Writing by Peter Hilton

Modelling numeric values

More than just size and precision 2022-03-29 #DDD

Kai Gradert

As a child, growing up before the web, I loved joke books and telling jokes. I undoubtedly annoyed family members, with my endless supply of jokes like this:

Q: What’s brown and sticky?

A: A stick.

As a result, my older sister may well have responded with the following:

Act your age, not your shoe size!

The admonishment uses the same kind of hook as the children’s joke: an incongruity, based on the category difference between ages and UK shoe sizes. However, what makes jokes work tends to break software, where mixing value categories leads to bugs. When a web shop mixes up product code, price and sales ranking values, things get awkward, fast.

In software design, modelling data can make these categories explicit, which enables the software to prevent mixing them up. Performing arithmetic with shoe sizes, or comparing them to ages, probably indicates an error that will manifest as bugs.

Precision

Computers like to classify numbers by their size and precision, because together they determine the required storage space. Some programming languages, in turn, also classify numbers by their precision (integer or floating point) or size (number of bytes required to store the largest value).
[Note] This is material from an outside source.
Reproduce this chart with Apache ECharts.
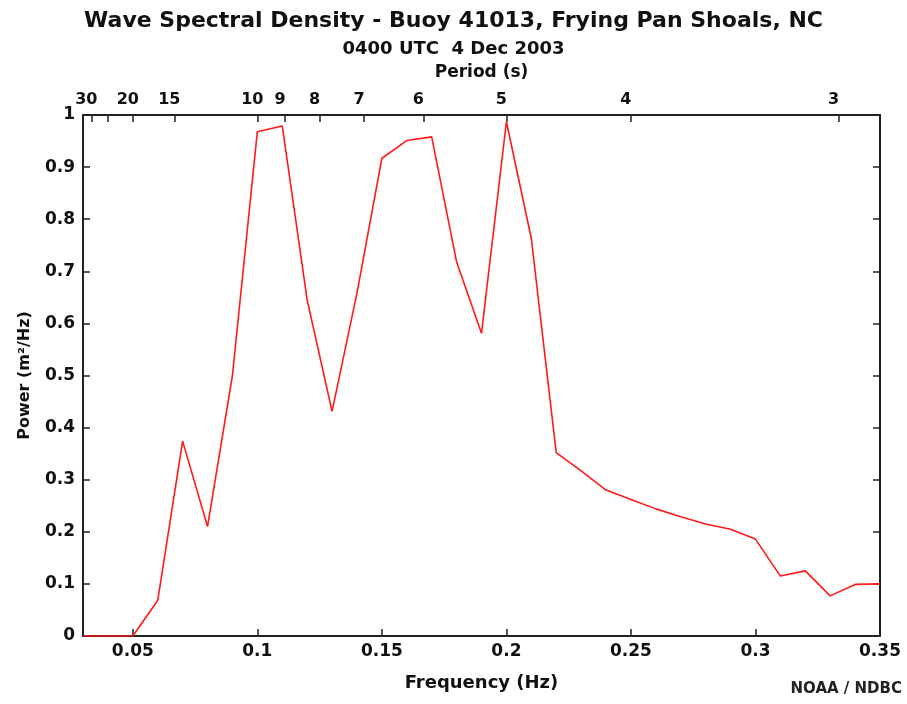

These implementation details don’t usually help much with domain modelling, beyond the need to choose a data type that supports large enough numbers, or enough decimal places. From a modelling perspective, you have more interesting classification options.

Kinds of number

Unfortunately, you have dialled an imaginary number. Please rotate your telephone 90 degrees and try again.

If you haven’t studied mathematics, you might not have come across the following three technical terms for straightforward distinctions that we don’t normally think about.

  1. cardinal numbers count things and represent quantities
  2. ordinal numbers identify a position in a sequence - first, second, third, etc
  3. nominal numbers uniquely identity items, typically in some collection, e.g. house numbers

Of the three (cardinal) terms in this list, term three (nominal), appears third (ordinal). Each of these numbers answers three to a different question.

Separating data types

With a bank account number (nominal), arithmetic doesn’t work: the difference between two bank account numbers doesn’t mean anything useful. But with an age (cardinal), you can do arithmetic such as calculating the number of years to retirement (also cardinal). Ordinal numbers have some arithmetic, but not much: the difference between two rankings makes more sense than the sum of two rankings.

You can use these differences to avoid accidentally mixing data: categorise a number in a domain model as nominal or cardinal, but not both. By making this explicit, you could choose which kinds of operations to apply. Similarly, you can also sub-categorise cardinal numbers by their units of measure, which helps you avoid comparing ages (years) with shoe sizes (length).

User experience

Having read about numeric value categories, you shouldn’t have to actually think about this kind of thing when you use software. Perhaps modelling numeric values by category represents an opportunity to improve user experience in some software categories, such as a spreadsheet where you can compare numbers or perform arithmetic on them. Software with numeric functions or formulas shouldn’t encourage you to use all of them on all of the numbers.